Have you ever noticed how easily people can see the meaning in other’s behaviour? We seem to intuitively know why our child drags us towards the shop window, why our friend steers clear of the spider, or why our partner hands us a drink after a workout.
Sometimes, however, this tendency leads us to cling to our false judgements about others and new research, published in Scientific Reports, may go some way to explaining why.
The study was conducted by academics in the School of Psychology at the University of Plymouth, and is based on earlier research showing the way humans "see" the actions of others is slightly distorted by their expectations.
The new study shows these changes really reflect the intentions we attribute to others, and specifically happen when watching people but not other objects.
For the study, participants watched brief videos of an actor starting to reach either straight for an object or making an arched reach over an obstacle. Before the action was complete, the hand suddenly disappeared, and participants identified the point on the touch screen where they last saw it.

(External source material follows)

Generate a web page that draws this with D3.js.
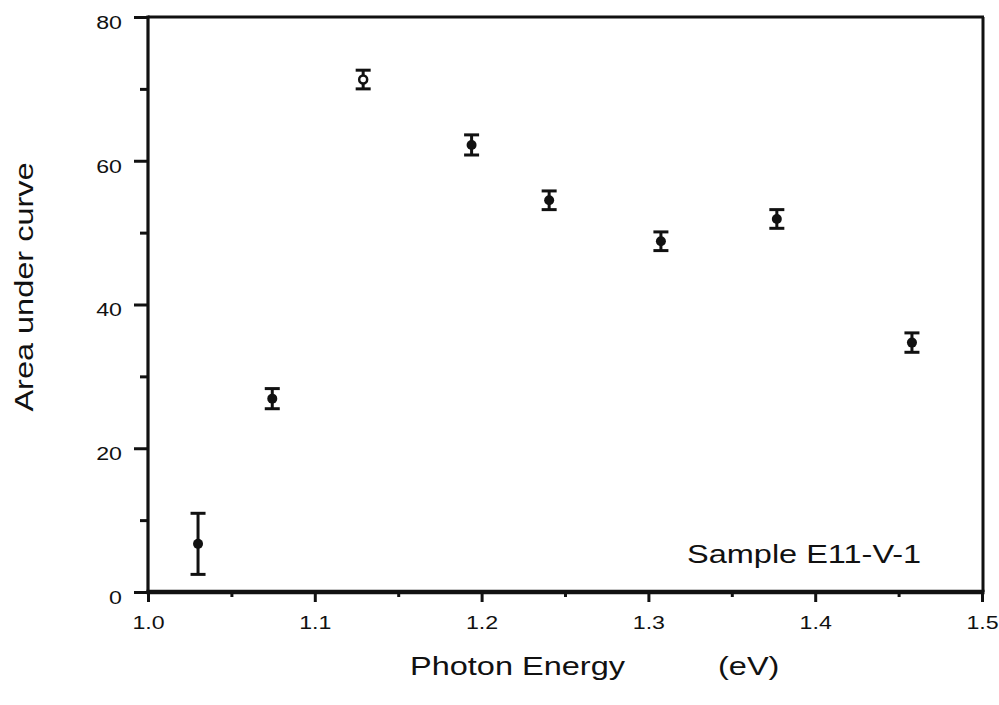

The trick was that in some trials, the hand made an arched reach even though there was no obstacle or started to reach straight even though an obstacle was in the way, so that it would knock into it. In other words, what people saw was clearly in conflict with their expectations about how people typically act.

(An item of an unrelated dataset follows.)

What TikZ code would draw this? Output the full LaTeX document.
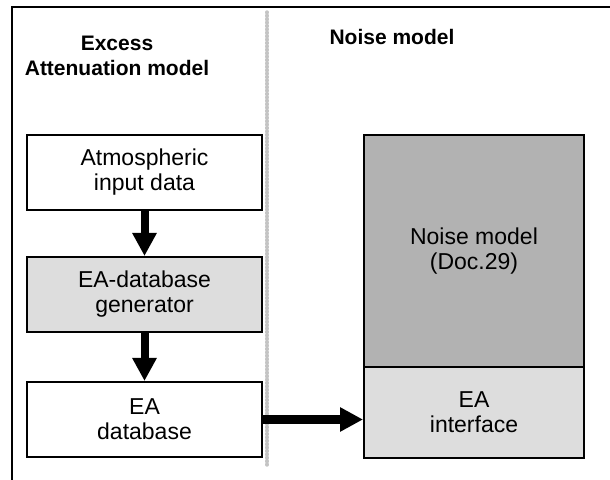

As in the authors’ earlier work, the results showed people were able to judge the expected actions accurately. The perception of unexpected ones was, however, subtly coloured by their expectations.
For unexpected straight reaches, people reported the hand disappeared slightly higher than it really did, as if they “saw” it start to avoid the obstacle even though it clearly did not.

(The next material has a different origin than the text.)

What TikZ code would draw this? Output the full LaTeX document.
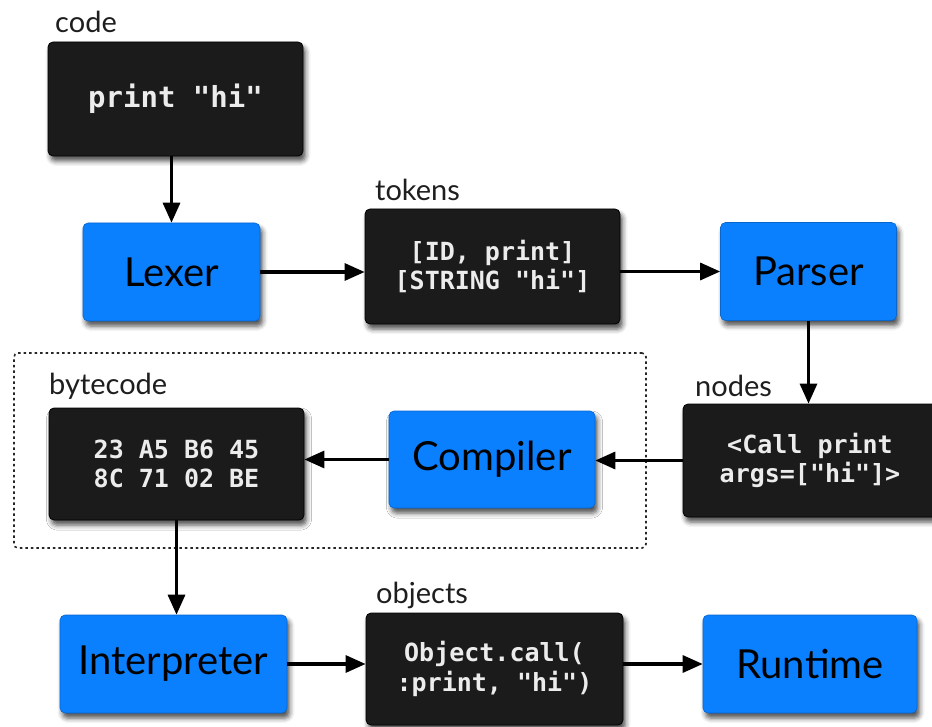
\documentclass[tikz,border=0pt]{standalone}
\usepackage{fontspec}
\setmainfont{Lato}
\newfontfamily\codefont{DejaVu Sans Mono}
\usetikzlibrary{arrows.meta,shadows.blur}

\definecolor{stageblue}{HTML}{0A80FF}
\definecolor{datafill}{HTML}{1B1B1B}
\definecolor{datatext}{HTML}{ECECEC}
\definecolor{labelink}{HTML}{1E1E1E}

\tikzset{
  boxshadow/.style={blur shadow={shadow xshift=2.5pt, shadow yshift=-5pt,
      shadow blur radius=5pt, shadow opacity=70}},
  stage/.style={draw=stageblue!80!black, line width=0.6pt, fill=stageblue,
      rounded corners=5pt, boxshadow, text=black,
      font=\fontsize{40}{44}\selectfont, inner sep=0pt},
  data/.style={draw=black, line width=0.8pt, fill=datafill,
      rounded corners=5pt, boxshadow, text=datatext, align=center,
      font=\codefont\bfseries\fontsize{25}{29.5}\selectfont, inner sep=0pt},
  tag/.style={anchor=base west, inner sep=0pt, text=labelink,
      font=\fontsize{29}{32}\selectfont},
  flow/.style={line width=3.2pt, -{Triangle[length=20pt,width=17pt]}},
  groupbox/.style={draw=black!85, line width=1.6pt, dash pattern=on 2.5pt off 3pt,
      rounded corners=4pt, fill=white},
}

\begin{document}
\begin{tikzpicture}[x=1pt, y=-1pt]
  \useasboundingbox (0,0) rectangle (932,727);
  \clip (0,0) rectangle (932,727);

  % compiler stage grouping
  \node[groupbox, minimum width=632pt, minimum height=195pt] (group) at (330,450.5) {};

  % data artefacts
  \node[data, minimum width=255pt, minimum height=114pt,
        font=\codefont\bfseries\fontsize{29}{32}\selectfont] (code) at (175.5,99) {print "hi"};
  \node[data, minimum width=255pt, minimum height=115pt] (tokens) at (492.5,266.5)
        {[ID, print]\\{}[STRING "hi"]};
  \node[data, minimum width=254pt, minimum height=113pt] (nodes) at (810,460.5)
        {<Call print\\args=["hi"]>};
  \node[data, minimum width=255pt, minimum height=112pt] (bytecode) at (176.5,464)
        {23 A5 B6 45\\8C 71 02 BE};
  \node[data, minimum width=257pt, minimum height=112pt] (objects) at (494.5,669)
        {Object.call(\\:print, "hi")};

  % processing stages
  \node[stage, minimum width=177pt, minimum height=98pt] (lexer) at (171.5,272) {Lexer};
  \node[stage, minimum width=176pt, minimum height=98pt] (parser) at (808.5,271.5) {Parser};
  \node[stage, minimum width=206pt, minimum height=97pt] (compiler) at (492,459.5) {Compiler};
  \node[stage, minimum width=227pt, minimum height=98pt] (interp) at (173.5,664) {Interpreter};
  \node[stage, minimum width=214pt, minimum height=98pt] (runtime) at (810,664) {Runtime};

  % captions
  \node[tag] (codetag) at (55,33) {code};
  \node[tag] (tokenstag) at (375,201) {tokens};
  \node[tag] (nodestag) at (695,396) {nodes};
  \node[tag] (bytetag) at (49,395) {bytecode};
  \node[tag] (objtag) at (376,603) {objects};

  % pipeline
  \draw[flow] (lexer.north |- code.south) -- (lexer.north);
  \draw[flow] (lexer.east) -- (lexer.east -| tokens.west);
  \draw[flow] (parser.west -| tokens.east) -- (parser.west);
  \draw[flow] (parser.south) -- (parser.south |- nodes.north);
  \draw[flow] (nodes.west) -- (nodes.west -| compiler.east);
  \draw[flow] (compiler.west) -- (compiler.west -| bytecode.east);
  \draw[flow] (bytecode.south) -- (bytecode.south |- interp.north);
  \draw[flow] (interp.east) -- (interp.east -| objects.west);
  \draw[flow] (runtime.west -| objects.east) -- (runtime.west);
\end{tikzpicture}
\end{document}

Similarly, if there was no obstacle to avoid, high arched reaches were reported slightly lower, as if people saw a straighter action than was really shown. In other words, people tended to see the actions as they expected, but not as they really were.
The question was what would happen in another group of participants that did not watch moving hands, but balls – objects to which no goals are typically attributed, and certainly no tendencies to avoid obstacles. When these participants reported what they had seen, they did not make these misjudgements, particularly when the ball did not move in a biological, human-like way.
The new results therefore show that it is really the intentions we attribute to other people – but not objects – that lead us to misperceive their actions.
Lead author Katrina L McDonough, a PhD candidate at the University, said:
“The misjudgements we found were not large. People did not see a completely different movement than was really there, but even the subtle changes we measured could have large impacts in everyday life. If we see a person behaving ambiguously, for example, such small changes may be enough to make us interpret the behaviour differently or cause us to miss the true intention behind it.”
“While this study was conducted with typically developing participants, it may provide new avenues for understanding psychological conditions. It could explain, for example, why people with an autism spectrum condition sometimes find it hard to read the meaning of other people’s behaviour. Conversely, it may help explain why people with schizophrenia are more prone to see meaning and intention where none exists.”